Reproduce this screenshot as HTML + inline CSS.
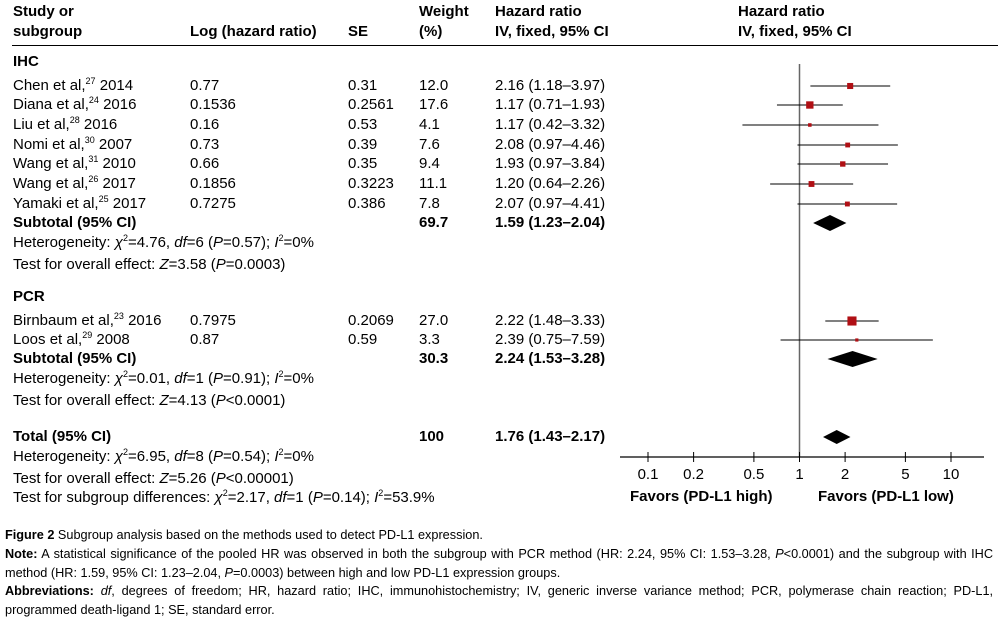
<!DOCTYPE html>
<html><head><meta charset="utf-8"><style>
body{margin:0;width:998px;height:620px;background:#fff;position:relative;overflow:hidden;font-family:"Liberation Sans",Arial,sans-serif;color:#000}
.t{position:absolute;font-size:15px;line-height:18px;white-space:nowrap;transform:translateY(-9px)}
.b{font-weight:bold}
sup{font-size:9px;line-height:0;vertical-align:6px}
.cap{position:absolute;left:5px;width:1026px;font-family:"Liberation Sans Narrow","Liberation Sans",sans-serif;font-size:13.2px;line-height:18.5px;text-align:justify;transform:scaleX(0.963);transform-origin:0 0}
</style></head><body>
<div>
<div class="t b" style="left:13px;top:12px">Study or</div>
<div class="t b" style="left:13px;top:32px">subgroup</div>
<div class="t b" style="left:190px;top:32px">Log (hazard ratio)</div>
<div class="t b" style="left:348px;top:32px">SE</div>
<div class="t b" style="left:419px;top:12px">Weight</div>
<div class="t b" style="left:419px;top:32px">(%)</div>
<div class="t b" style="left:495px;top:12px">Hazard ratio</div>
<div class="t b" style="left:495px;top:32px">IV, fixed, 95% CI</div>
<div class="t b" style="left:738px;top:12px">Hazard ratio</div>
<div class="t b" style="left:738px;top:32px">IV, fixed, 95% CI</div>
<div style="position:absolute;left:12px;top:45px;width:986px;height:1px;background:#000"></div>
<div id="rows"></div>
</div>
<svg id="plot" width="998" height="620" style="position:absolute;left:0;top:0"></svg>
<div class="cap" style="top:526px"><b>Figure 2</b> Subgroup analysis based on the methods used to detect PD-L1 expression.</div>
<div class="cap" style="top:545px"><b>Note:</b> A statistical significance of the pooled HR was observed in both the subgroup with PCR method (HR: 2.24, 95% CI: 1.53–3.28, <i>P</i>&lt;0.0001) and the subgroup with IHC method (HR: 1.59, 95% CI: 1.23–2.04, <i>P</i>=0.0003) between high and low PD-L1 expression groups.</div>
<div class="cap" style="top:582px"><b>Abbreviations:</b> <i>df</i>, degrees of freedom; HR, hazard ratio; IHC, immunohistochemistry; IV, generic inverse variance method; PCR, polymerase chain reaction; PD-L1, programmed death-ligand 1; SE, standard error.</div>
<script>
const studies=["Chen et al,<sup>27</sup> 2014","Diana et al,<sup>24</sup> 2016","Liu et al,<sup>28</sup> 2016","Nomi et al,<sup>30</sup> 2007","Wang et al,<sup>31</sup> 2010","Wang et al,<sup>26</sup> 2017","Yamaki et al,<sup>25</sup> 2017","Birnbaum et al,<sup>23</sup> 2016","Loos et al,<sup>29</sup> 2008"];
const logHR=["0.77","0.1536","0.16","0.73","0.66","0.1856","0.7275","0.7975","0.87"];
const seVals=["0.31","0.2561","0.53","0.39","0.35","0.3223","0.386","0.2069","0.59"];
const weights=[12.0,17.6,4.1,7.6,9.4,11.1,7.8,27.0,3.3];
const hr=[2.16,1.17,1.17,2.08,1.93,1.20,2.07,2.22,2.39];
const lo=[1.18,0.71,0.42,0.97,0.97,0.64,0.97,1.48,0.75];
const hi=[3.97,1.93,3.32,4.46,3.84,2.26,4.41,3.33,7.59];
const studyY=[86,105,125,145,164,184,204,321,340];
const sumNames=["Subtotal (95% CI)","Subtotal (95% CI)","Total (95% CI)"];
const sumW=["69.7","30.3","100"];
const sumHR=[1.59,2.24,1.76];
const sumLo=[1.23,1.53,1.43];
const sumHi=[2.04,3.28,2.17];
const sumY=[223,359,437];
const ticks=[0.1,0.2,0.5,1,2,5,10];
const x=v=>799.5+151.5*Math.log10(v);
const f=v=>v.toFixed(2);
const R=document.getElementById('rows');
function t(txt,l,y,cls,name){const d=document.createElement('div');d.className='t '+(cls||'');d.style.left=l+'px';d.style.top=y+'px';d.innerHTML=txt;


R.appendChild(d);}
t('IHC',13,62,'b','group-ihc');t('PCR',13,297,'b','group-pcr');
studies.forEach((s,i)=>{const y=studyY[i];t(s,13,y,'','study-name');t(logHR[i],190,y,'','log-hr');t(seVals[i],348,y,'','se');t(weights[i].toFixed(1),419,y,'','weight');t(f(hr[i])+' ('+f(lo[i])+'–'+f(hi[i])+')',495,y,'','hr-ci');});
sumNames.forEach((s,i)=>{const y=sumY[i];t(s,13,y,'b','summary-name');t(sumW[i],419,y,'b','summary-weight');t(f(sumHR[i])+' ('+f(sumLo[i])+'–'+f(sumHi[i])+')',495,y,'b','summary-hr-ci');});
t('Heterogeneity: <i>χ</i><sup>2</sup>=4.76, <i>df</i>=6 (<i>P</i>=0.57); <i>I</i><sup>2</sup>=0%',13,243,'','heterogeneity-ihc');
t('Test for overall effect: <i>Z</i>=3.58 (<i>P</i>=0.0003)',13,265,'','overall-effect-ihc');
t('Heterogeneity: <i>χ</i><sup>2</sup>=0.01, <i>df</i>=1 (<i>P</i>=0.91); <i>I</i><sup>2</sup>=0%',13,379,'','heterogeneity-pcr');
t('Test for overall effect: <i>Z</i>=4.13 (<i>P</i>&lt;0.0001)',13,401,'','overall-effect-pcr');
t('Heterogeneity: <i>χ</i><sup>2</sup>=6.95, <i>df</i>=8 (<i>P</i>=0.54); <i>I</i><sup>2</sup>=0%',13,457,'','heterogeneity-total');
t('Test for overall effect: <i>Z</i>=5.26 (<i>P</i>&lt;0.00001)',13,479,'','overall-effect-total');
t('Test for subgroup differences: <i>χ</i><sup>2</sup>=2.17, <i>df</i>=1 (<i>P</i>=0.14); <i>I</i><sup>2</sup>=53.9%',13,498,'','subgroup-differences');
t('Favors (PD-L1 high)',630,497,'b','favors-high-label');
t('Favors (PD-L1 low)',818,497,'b','favors-low-label');
const S=document.getElementById('plot');const NS='http://www.w3.org/2000/svg';
function e(tag,a,name){const n=document.createElementNS(NS,tag);for(const k in a)n.setAttribute(k,a[k]);


S.appendChild(n);return n;}
e('line',{x1:x(1),x2:x(1),y1:64,y2:457,stroke:'#666','stroke-width':1.5},'null-line');
e('line',{x1:620,x2:984,y1:457,y2:457,stroke:'#000','stroke-width':1.2},'x-axis');
ticks.forEach(v=>{e('line',{x1:x(v),x2:x(v),y1:452,y2:462,stroke:'#000'},'x-tick');
const tx=e('text',{x:x(v),y:479,'text-anchor':'middle','font-size':15,'font-family':'Liberation Sans, sans-serif'},'x-tick-label');tx.textContent=String(v);});
studies.forEach((s,i)=>{const y=studyY[i];e('line',{x1:x(lo[i]),x2:x(hi[i]),y1:y,y2:y,stroke:'#000','stroke-width':1},'ci-line');
const sz=1.75*Math.sqrt(weights[i]);e('rect',{x:x(hr[i])-sz/2,y:y-sz/2,width:sz,height:sz,fill:'#b00f14'},'study-marker');});
sumY.forEach((y,i)=>{const h=i==2?7:8;e('polygon',{points:`${x(sumLo[i])},${y} ${x(sumHR[i])},${y-h} ${x(sumHi[i])},${y} ${x(sumHR[i])},${y+h}`,fill:'#000'},'summary-diamond');});
</script>
</body></html>
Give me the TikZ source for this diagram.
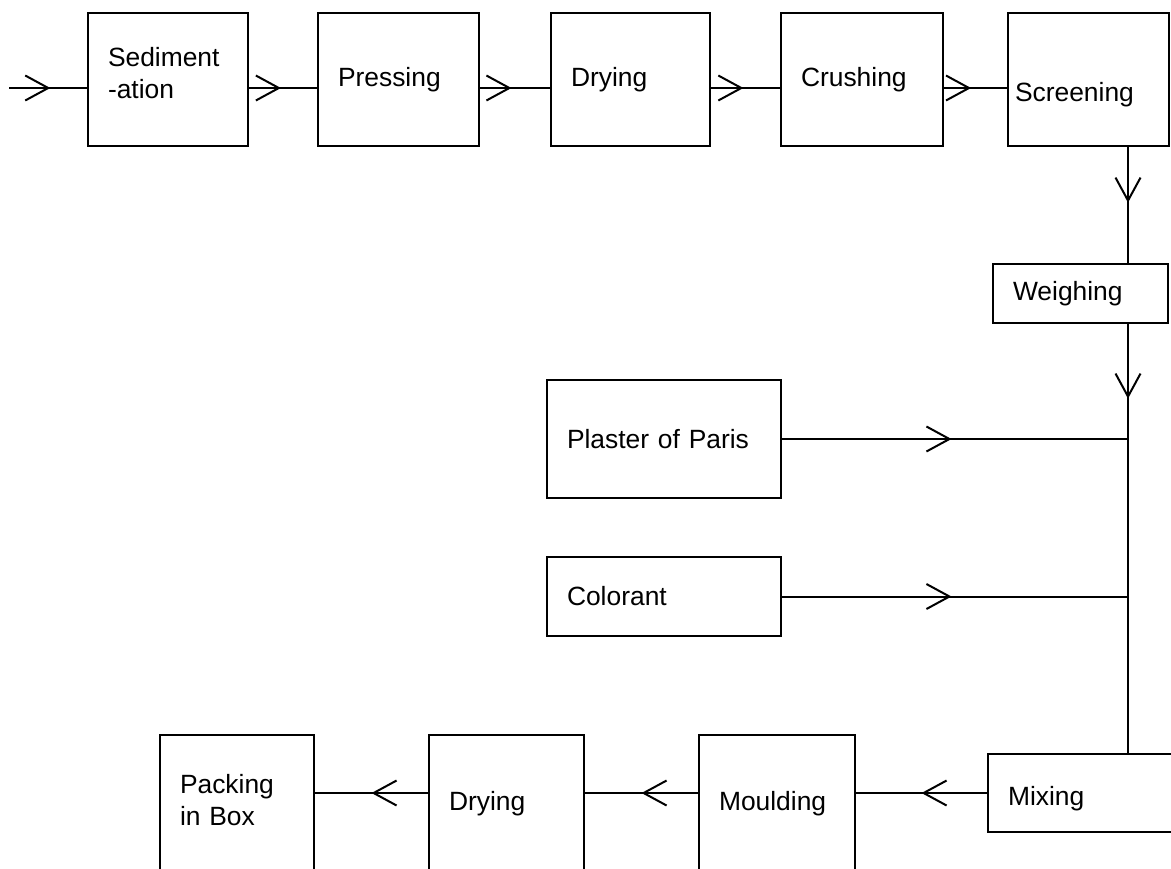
\documentclass[tikz,border=0pt]{standalone}
\usepackage{fontspec}
\setmainfont{Liberation Sans}
\usetikzlibrary{arrows.meta,decorations.markings}

\tikzset{
  stage/.style={draw, line width=1pt, rectangle, anchor=north west, inner xsep=10pt, inner ysep=0pt,
    align=left, font=\fontsize{13.2pt}{16pt}\selectfont},
  flow/.style={line width=1pt, postaction={decorate},
    decoration={markings, mark=at position #1 with {\arrow{Straight Barb[length=11.5pt,width=12.5pt,line width=1pt]}}}}
}

\begin{document}
\begin{tikzpicture}[x=0.5pt, y=-0.5pt]
  \path[use as bounding box, fill=white] (0,0) rectangle (1171,868);

  \node[stage, text width=60pt, minimum height=66.5pt, text depth=23pt] (sed) at (87,12) {Sediment\\-ation};
  \node[stage, text width=60.5pt, minimum height=66.5pt] (press) at (317,12) {Pressing};
  \node[stage, text width=59.5pt, minimum height=66.5pt] (dry) at (550,12) {Drying};
  \node[stage, text width=61pt, minimum height=66.5pt] (crush) at (780,12) {Crushing};
  \node[stage, inner xsep=3.5pt, text width=73.5pt, minimum height=66.5pt, text height=24.5pt] (screen) at (1007,12) {Screening};
  \node[stage, text width=67.5pt, minimum height=29.5pt] (weigh) at (992,263) {Weighing};
  \node[stage, text width=97pt, minimum height=59pt] (plaster) at (546,379) {Plaster of Paris};
  \node[stage, text width=97pt, minimum height=39.5pt] (color) at (546,556) {Colorant};
  \node[stage, text width=76.5pt, minimum height=39pt, text height=15.5pt] (mix) at (987,753) {Mixing};
  \node[stage, text width=58pt, minimum height=67.5pt, text height=11pt] (mould) at (698,734) {Moulding};
  \node[stage, text width=57.5pt, minimum height=67.5pt, text height=11pt] (dry2) at (428,734) {Drying};
  \node[stage, text width=57pt, minimum height=67.5pt, text depth=19pt] (pack) at (159,734) {Packing\\in Box};

  \coordinate (feed) at (9,88);
  \coordinate (spine) at (1128,0);

  \draw[flow=0.53] (feed) -- (sed.west |- feed);
  \draw[flow=0.47] (sed.east |- feed) -- (press.west |- feed);
  \draw[flow=0.45] (press.east |- feed) -- (dry.west |- feed);
  \draw[flow=0.47] (dry.east |- feed) -- (crush.west |- feed);
  \draw[flow=0.43] (crush.east |- feed) -- (screen.west |- feed);
  \draw[flow=0.48] (screen.south -| spine) -- (weigh.north -| spine);
  \draw[flow=0.174] (weigh.south -| spine) -- (mix.north -| spine);
  \draw[flow=0.49] (plaster.east) -- (plaster.east -| spine);
  \draw[flow=0.49] (color.east) -- (color.east -| spine);
  \draw[flow=0.5] (mix.west) -- (mould.east |- mix.west);
  \draw[flow=0.5] (mould.west |- mix.west) -- (dry2.east |- mix.west);
  \draw[flow=0.5] (dry2.west |- mix.west) -- (pack.east |- mix.west);
\end{tikzpicture}
\end{document}
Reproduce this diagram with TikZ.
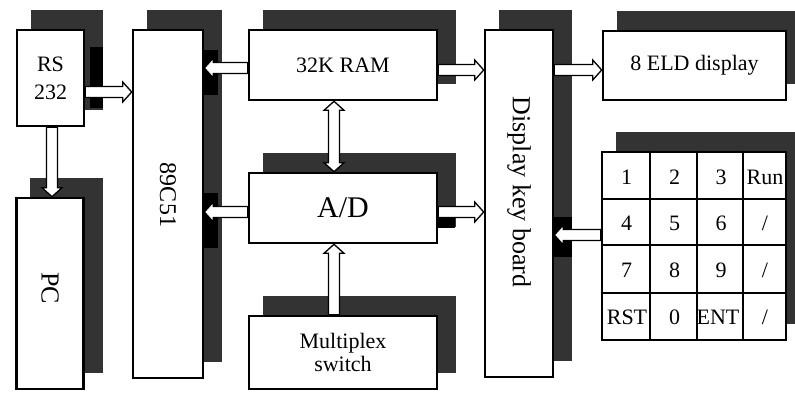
\documentclass[tikz,border=0pt]{standalone}
\usepackage{fontspec}
\setmainfont{Liberation Serif}
\usetikzlibrary{calc}
\definecolor{shadowgray}{HTML}{333333}
\pgfdeclarelayer{shad}
\pgfdeclarelayer{mid}
\pgfsetlayers{shad,mid,main}
\newcommand\blkarrow[2]{%
  \path (#1) coordinate (baA) (#2) coordinate (baB);
  \path ($(baB)!9pt!(baA)$) coordinate (baC);
  \draw[blockarrow] ($(baA)!5.5pt!90:(baB)$) -- ($(baC)!5.5pt!-90:(baA)$) -- ($(baC)!10pt!-90:(baA)$) -- (baB)
    -- ($(baC)!10pt!90:(baA)$) -- ($(baC)!5.5pt!90:(baA)$) -- ($(baA)!5.5pt!-90:(baB)$) -- cycle;}
\newcommand\blkarrowboth[2]{%
  \path (#1) coordinate (baA) (#2) coordinate (baB);
  \path ($(baB)!9pt!(baA)$) coordinate (baC) ($(baA)!9pt!(baB)$) coordinate (baD);
  \draw[blockarrow] (baA) -- ($(baD)!10pt!90:(baB)$) -- ($(baD)!5.5pt!90:(baB)$) -- ($(baC)!5.5pt!-90:(baA)$)
    -- ($(baC)!10pt!-90:(baA)$) -- (baB) -- ($(baC)!10pt!90:(baA)$) -- ($(baC)!5.5pt!90:(baA)$)
    -- ($(baD)!5.5pt!-90:(baB)$) -- ($(baD)!10pt!-90:(baB)$) -- cycle;}
\begin{document}
\begin{tikzpicture}[x=1pt,y=-1pt,
  font=\fontsize{22}{26}\selectfont,
  box/.style={draw, fill=white, line width=2.6pt, inner sep=0pt, align=center},
  blockarrow/.style={draw, fill=white, line width=1.3pt, line join=miter},
  keyline/.style={line width=2.2pt},
  keytext/.style={inner sep=0pt, font=\fontsize{22}{26}\selectfont}]
\useasboundingbox (0,0) rectangle (795,393);

% boxes
\node[box, minimum width=67pt, minimum height=96pt, font=\fontsize{22}{28}\selectfont] (rs) at (50.5,78) {RS\\232};
\node[box, minimum width=67pt, minimum height=191pt] (pc) at (50,293.5) {};
\node[rotate=-90, font=\fontsize{26}{30}\selectfont] (pct) at (50,288) {PC};
\node[box, minimum width=70pt, minimum height=348pt] (cpu) at (168,204) {};
\node[rotate=-90, font=\fontsize{24}{28}\selectfont] (cput) at (168,195) {89C51};
\node[box, minimum width=188pt, minimum height=70pt] (ram) at (343,65) {32K RAM};
\node[box, minimum width=188pt, minimum height=70pt, font=\fontsize{30}{34}\selectfont] (ad) at (343,208) {A/D};
\node[box, minimum width=188pt, minimum height=73pt, font=\fontsize{22}{23}\selectfont] (mux) at (343,352.5) {Multiplex\\switch};
\node[box, minimum width=68pt, minimum height=347pt] (dkb) at (519,203.5) {};
\node[rotate=-90, font=\fontsize{26}{30}\selectfont] (dkbt) at (519,192) {Display key board};
\node[box, minimum width=183pt, minimum height=69pt] (eld) at (694.5,65.5) {8 ELD display};
\node[box, minimum width=184pt, minimum height=188pt] (keys) at (694,246) {};

% keypad grid
\foreach \dx in {49,96,142}
  \draw[keyline] ($(keys.north west)+(\dx,0)$) -- ($(keys.south west)+(\dx,0)$);
\foreach \dy in {48,94,142}
  \draw[keyline] ($(keys.north west)+(0,\dy)$) -- ($(keys.north east)+(0,\dy)$);
\node[keytext] (k1) at (626.5,177) {1};
\node[keytext] (k2) at (674.5,177) {2};
\node[keytext] (k3) at (721,177) {3};
\node[keytext] (k4) at (765,177) {Run};
\node[keytext] (k5) at (626.5,223) {4};
\node[keytext] (k6) at (674.5,223) {5};
\node[keytext] (k7) at (721,223) {6};
\node[keytext] (k8) at (765,223) {/};
\node[keytext] (k9) at (626.5,270) {7};
\node[keytext] (k10) at (674.5,270) {8};
\node[keytext] (k11) at (721,270) {9};
\node[keytext] (k12) at (765,270) {/};
\node[keytext] (k13) at (627,317) {RST};
\node[keytext] (k14) at (674.5,317) {0};
\node[keytext] (k15) at (718,317) {ENT};
\node[keytext] (k16) at (765,317) {/};

% shadows
\begin{pgfonlayer}{shad}
  \foreach \n in {rs,pc,cpu,ram,ad,mux,dkb,eld,keys}
    \fill[shadowgray] ($(\n.south west)+(15,-17)$) rectangle ($(\n.north east)+(18,-19)$);
  \fill[black] (90,47) rectangle (103,108);
  \fill[black] (203,50) rectangle (218,95);
  \fill[black] (203,193) rectangle (218,248);
  \fill[black] (553,217) rectangle (572,257);
  \fill[black] (437,218) rectangle (455,228);
\end{pgfonlayer}

% arrows
\coordinate (yA) at (0,92);
\coordinate (yB) at (0,68);
\coordinate (yC) at (0,70);
\coordinate (xD) at (334,0);
\coordinate (yE) at (0,212);
\coordinate (yF) at (0,235);
\coordinate (xG) at (52,0);
\begin{pgfonlayer}{mid}
  \blkarrow{rs.east |- yA}{cpu.west |- yA}
  \blkarrow{ram.west |- yB}{cpu.east |- yB}
  \blkarrow{ram.east |- yC}{dkb.west |- yC}
  \blkarrow{dkb.east |- yC}{eld.west |- yC}
  \blkarrowboth{ram.south -| xD}{ad.north -| xD}
  \blkarrow{mux.north -| xD}{ad.south -| xD}
  \blkarrow{ad.west |- yE}{cpu.east |- yE}
  \blkarrow{ad.east |- yE}{dkb.west |- yE}
  \blkarrow{keys.west |- yF}{dkb.east |- yF}
  \blkarrow{rs.south -| xG}{pc.north -| xG}
\end{pgfonlayer}
\end{tikzpicture}
\end{document}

------------------------

What the exercise asks: Give only the number of lines in the entries above that hold the string "this".

Task answer: 3